* What you should do *
Produce an exact transcription of the listing below, omitting the pictures.

═══

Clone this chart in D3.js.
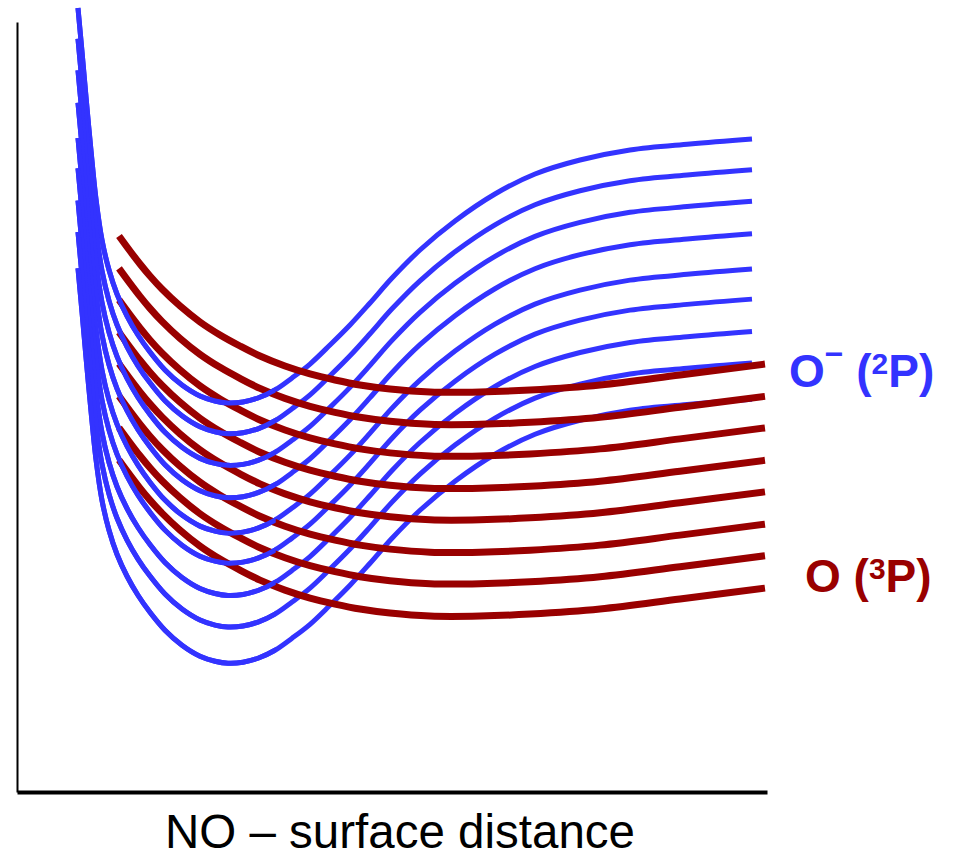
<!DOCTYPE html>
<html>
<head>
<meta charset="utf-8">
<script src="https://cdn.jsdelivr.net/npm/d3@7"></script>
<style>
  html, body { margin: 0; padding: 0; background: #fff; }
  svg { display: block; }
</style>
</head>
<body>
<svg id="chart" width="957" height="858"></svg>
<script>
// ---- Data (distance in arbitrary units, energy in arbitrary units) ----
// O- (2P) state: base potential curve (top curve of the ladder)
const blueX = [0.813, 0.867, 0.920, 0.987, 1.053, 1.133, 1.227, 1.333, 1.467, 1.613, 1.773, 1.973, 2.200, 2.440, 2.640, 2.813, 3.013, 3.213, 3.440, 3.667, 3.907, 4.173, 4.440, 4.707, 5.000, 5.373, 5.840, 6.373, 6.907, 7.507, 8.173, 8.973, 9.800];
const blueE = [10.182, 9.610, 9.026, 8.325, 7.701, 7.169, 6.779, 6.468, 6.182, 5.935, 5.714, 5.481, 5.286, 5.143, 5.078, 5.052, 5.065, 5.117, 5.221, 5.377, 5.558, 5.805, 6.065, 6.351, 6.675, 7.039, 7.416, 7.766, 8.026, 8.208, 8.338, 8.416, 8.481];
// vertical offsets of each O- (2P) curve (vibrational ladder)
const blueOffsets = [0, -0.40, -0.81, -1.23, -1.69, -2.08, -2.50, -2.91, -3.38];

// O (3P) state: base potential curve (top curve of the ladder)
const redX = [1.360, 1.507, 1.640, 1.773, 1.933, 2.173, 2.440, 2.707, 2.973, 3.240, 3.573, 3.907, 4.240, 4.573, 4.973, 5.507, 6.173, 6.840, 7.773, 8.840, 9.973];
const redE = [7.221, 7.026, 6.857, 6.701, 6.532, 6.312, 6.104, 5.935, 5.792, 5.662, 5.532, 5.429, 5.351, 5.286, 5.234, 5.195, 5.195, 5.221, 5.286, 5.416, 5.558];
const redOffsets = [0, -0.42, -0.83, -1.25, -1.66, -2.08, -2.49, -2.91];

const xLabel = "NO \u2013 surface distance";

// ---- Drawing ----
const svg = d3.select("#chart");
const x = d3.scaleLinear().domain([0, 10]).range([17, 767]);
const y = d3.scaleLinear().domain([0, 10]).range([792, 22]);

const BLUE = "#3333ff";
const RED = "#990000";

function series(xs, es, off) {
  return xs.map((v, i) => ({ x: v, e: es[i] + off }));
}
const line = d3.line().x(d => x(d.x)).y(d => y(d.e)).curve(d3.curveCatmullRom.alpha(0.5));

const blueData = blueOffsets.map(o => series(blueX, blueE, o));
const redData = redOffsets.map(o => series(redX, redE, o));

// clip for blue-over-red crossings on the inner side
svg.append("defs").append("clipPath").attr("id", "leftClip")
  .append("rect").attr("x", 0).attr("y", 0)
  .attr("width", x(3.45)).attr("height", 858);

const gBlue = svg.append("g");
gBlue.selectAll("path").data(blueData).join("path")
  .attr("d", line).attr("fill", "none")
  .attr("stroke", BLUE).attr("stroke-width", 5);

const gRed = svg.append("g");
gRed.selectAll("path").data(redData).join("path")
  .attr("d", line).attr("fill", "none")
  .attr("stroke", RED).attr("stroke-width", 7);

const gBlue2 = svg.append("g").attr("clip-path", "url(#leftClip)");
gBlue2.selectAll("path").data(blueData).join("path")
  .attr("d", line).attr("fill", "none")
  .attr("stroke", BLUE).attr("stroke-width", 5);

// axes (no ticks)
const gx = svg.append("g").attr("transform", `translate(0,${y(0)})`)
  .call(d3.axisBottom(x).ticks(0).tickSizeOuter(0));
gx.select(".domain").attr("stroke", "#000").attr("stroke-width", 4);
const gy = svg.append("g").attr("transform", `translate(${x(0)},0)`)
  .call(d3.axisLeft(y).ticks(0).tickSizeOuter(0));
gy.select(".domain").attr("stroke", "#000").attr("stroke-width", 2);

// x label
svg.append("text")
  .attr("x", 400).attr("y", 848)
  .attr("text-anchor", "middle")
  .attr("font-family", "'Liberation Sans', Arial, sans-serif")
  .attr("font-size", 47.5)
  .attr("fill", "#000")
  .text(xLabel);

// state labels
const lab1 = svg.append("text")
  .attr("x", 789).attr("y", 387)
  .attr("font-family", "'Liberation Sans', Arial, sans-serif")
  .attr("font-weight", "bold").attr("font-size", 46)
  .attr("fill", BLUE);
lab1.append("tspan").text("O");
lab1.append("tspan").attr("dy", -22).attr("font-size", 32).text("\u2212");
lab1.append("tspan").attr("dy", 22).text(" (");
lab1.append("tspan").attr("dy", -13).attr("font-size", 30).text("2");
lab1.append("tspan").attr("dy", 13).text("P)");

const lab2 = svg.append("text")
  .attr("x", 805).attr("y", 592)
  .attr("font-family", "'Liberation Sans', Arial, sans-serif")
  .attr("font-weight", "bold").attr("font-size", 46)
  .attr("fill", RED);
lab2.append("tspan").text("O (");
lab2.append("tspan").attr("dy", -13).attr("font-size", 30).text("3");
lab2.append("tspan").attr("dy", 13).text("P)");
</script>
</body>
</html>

═══

* Answer to this exercise *
Clone this chart in D3.js.
<!DOCTYPE html>
<html>
<head>
<meta charset="utf-8">
<script src="https://cdn.jsdelivr.net/npm/d3@7"></script>
<style>
  html, body { margin: 0; padding: 0; background: #fff; }
  svg { display: block; }
</style>
</head>
<body>
<svg id="chart" width="957" height="858"></svg>
<script>
// ---- Data (distance in arbitrary units, energy in arbitrary units) ----
// O- (2P) state: base potential curve (top curve of the ladder)
const blueX = [0.813, 0.867, 0.920, 0.987, 1.053, 1.133, 1.227, 1.333, 1.467, 1.613, 1.773, 1.973, 2.200, 2.440, 2.640, 2.813, 3.013, 3.213, 3.440, 3.667, 3.907, 4.173, 4.440, 4.707, 5.000, 5.373, 5.840, 6.373, 6.907, 7.507, 8.173, 8.973, 9.800];
const blueE = [10.182, 9.610, 9.026, 8.325, 7.701, 7.169, 6.779, 6.468, 6.182, 5.935, 5.714, 5.481, 5.286, 5.143, 5.078, 5.052, 5.065, 5.117, 5.221, 5.377, 5.558, 5.805, 6.065, 6.351, 6.675, 7.039, 7.416, 7.766, 8.026, 8.208, 8.338, 8.416, 8.481];
// vertical offsets of each O- (2P) curve (vibrational ladder)
const blueOffsets = [0, -0.40, -0.81, -1.23, -1.69, -2.08, -2.50, -2.91, -3.38];

// O (3P) state: base potential curve (top curve of the ladder)
const redX = [1.360, 1.507, 1.640, 1.773, 1.933, 2.173, 2.440, 2.707, 2.973, 3.240, 3.573, 3.907, 4.240, 4.573, 4.973, 5.507, 6.173, 6.840, 7.773, 8.840, 9.973];
const redE = [7.221, 7.026, 6.857, 6.701, 6.532, 6.312, 6.104, 5.935, 5.792, 5.662, 5.532, 5.429, 5.351, 5.286, 5.234, 5.195, 5.195, 5.221, 5.286, 5.416, 5.558];
const redOffsets = [0, -0.42, -0.83, -1.25, -1.66, -2.08, -2.49, -2.91];

const xLabel = "NO \u2013 surface distance";

// ---- Drawing ----
const svg = d3.select("#chart");
const x = d3.scaleLinear().domain([0, 10]).range([17, 767]);
const y = d3.scaleLinear().domain([0, 10]).range([792, 22]);

const BLUE = "#3333ff";
const RED = "#990000";

function series(xs, es, off) {
  return xs.map((v, i) => ({ x: v, e: es[i] + off }));
}
const line = d3.line().x(d => x(d.x)).y(d => y(d.e)).curve(d3.curveCatmullRom.alpha(0.5));

const blueData = blueOffsets.map(o => series(blueX, blueE, o));
const redData = redOffsets.map(o => series(redX, redE, o));

// clip for blue-over-red crossings on the inner side
svg.append("defs").append("clipPath").attr("id", "leftClip")
  .append("rect").attr("x", 0).attr("y", 0)
  .attr("width", x(3.45)).attr("height", 858);

const gBlue = svg.append("g");
gBlue.selectAll("path").data(blueData).join("path")
  .attr("d", line).attr("fill", "none")
  .attr("stroke", BLUE).attr("stroke-width", 5);

const gRed = svg.append("g");
gRed.selectAll("path").data(redData).join("path")
  .attr("d", line).attr("fill", "none")
  .attr("stroke", RED).attr("stroke-width", 7);

const gBlue2 = svg.append("g").attr("clip-path", "url(#leftClip)");
gBlue2.selectAll("path").data(blueData).join("path")
  .attr("d", line).attr("fill", "none")
  .attr("stroke", BLUE).attr("stroke-width", 5);

// axes (no ticks)
const gx = svg.append("g").attr("transform", `translate(0,${y(0)})`)
  .call(d3.axisBottom(x).ticks(0).tickSizeOuter(0));
gx.select(".domain").attr("stroke", "#000").attr("stroke-width", 4);
const gy = svg.append("g").attr("transform", `translate(${x(0)},0)`)
  .call(d3.axisLeft(y).ticks(0).tickSizeOuter(0));
gy.select(".domain").attr("stroke", "#000").attr("stroke-width", 2);

// x label
svg.append("text")
  .attr("x", 400).attr("y", 848)
  .attr("text-anchor", "middle")
  .attr("font-family", "'Liberation Sans', Arial, sans-serif")
  .attr("font-size", 47.5)
  .attr("fill", "#000")
  .text(xLabel);

// state labels
const lab1 = svg.append("text")
  .attr("x", 789).attr("y", 387)
  .attr("font-family", "'Liberation Sans', Arial, sans-serif")
  .attr("font-weight", "bold").attr("font-size", 46)
  .attr("fill", BLUE);
lab1.append("tspan").text("O");
lab1.append("tspan").attr("dy", -22).attr("font-size", 32).text("\u2212");
lab1.append("tspan").attr("dy", 22).text(" (");
lab1.append("tspan").attr("dy", -13).attr("font-size", 30).text("2");
lab1.append("tspan").attr("dy", 13).text("P)");

const lab2 = svg.append("text")
  .attr("x", 805).attr("y", 592)
  .attr("font-family", "'Liberation Sans', Arial, sans-serif")
  .attr("font-weight", "bold").attr("font-size", 46)
  .attr("fill", RED);
lab2.append("tspan").text("O (");
lab2.append("tspan").attr("dy", -13).attr("font-size", 30).text("3");
lab2.append("tspan").attr("dy", 13).text("P)");
</script>
</body>
</html>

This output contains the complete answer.